Making mum friends

Hard to believe it, but yesterday marked a month since our arrival. This week, my mother will return to the States, and so our settling in phase will make way for real life here, on our own. Which means: I probably have to make some friends. Otherwise, when G or C have those fun times where they lie down on the floor screaming, I may just get down and join them.

Usually, groups of women make me extremely uncomfortable. This is either the lingering effect of having grown up with all brothers and mostly male cousins, or some leftover high school trauma I still haven’t sorted out. And I like the friends I’ve had since before babies, because how can you form sentences or get to any interesting conversation when you are constantly dashing off to make sure someone doesn’t hurl themselves off the playscape? Plus, these friends knew me when I didn’t wear bad clothes, supportive shoes, or my hair in a bun on a daily basis. They knew me when I had a job and talked to adults.

But if you move, you have to leave people behind. The last place I lived in —after tearfully departing L.A. and the friends who nursed me through pregnancy and whose babies I was among the first to hold– had a mother’s group. Reluctantly, I joined. Through it I met C., and also S. C. had organized a group of moms with similarly-aged children. C, L, J, and D were the core group of us that tried to meet up on Thursdays and do something. Bit by bit, we got to know each other, and I left feeling sad. If we had stayed, perhaps some would have deepened into real and lasting friendships.

Here, though, it’s like I am thrust back into the awkwardness of dating: You catch someone’s eye in the playground, smile casually, and then maybe strike up a conversation while pushing the swings. But if it feels like you are clicking, how do you take it to the next level? I don’t want to seem too desperate, making the first move, “Can I have your phone number?”

One day I actually re-met the woman I wrote about on our first day in Dublin, in Herbert Park. She was the one who asked when we had moved to Dublin and I responded, “5:00 a.m. this morning.” To which she shouted, “Welcome!” while also, I think, trying to conceal her shock that we were not at home sleeping. Anyway, after chatting again, she asked for my number! She said she would text me about getting together! I was pretty excited. But a few days passed, and I grew increasingly insecure, waiting for the text. I should have asked for her number in return. But then if I texted her when she said she was going to text me that would look sad. I picked up my phone in that annoying, illogical impulse that holding it and checking it can will someone into responding.

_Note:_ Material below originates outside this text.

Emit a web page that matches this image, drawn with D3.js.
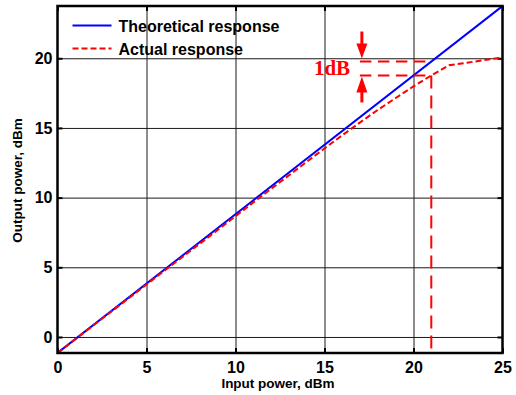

Recently I met up with another mum, because her son attended a crèche/pre-montessori we were considering for the boys. (More on the process of “detachment” in another post.) She was awesome. Laid-back, even though she has a two-month old and is on maternity-leave from Google. We chatted for an hour and a half. She suggested getting together again, some afternoon. This one is promising, though she did decline my invitation to get together last week. Sigh.

As for the Herbert Park woman, she’s toying with me. I got a few text invitations, but when I can’t show up to the thing she’s proposed (group activities that would require a car), I don’t get a response back to my texts suggesting another meet-up. I think she’s not ready for the one-on-one, and is doing the group invitation. Which, come to think of it, is pretty much how Sascha and I started “dating.”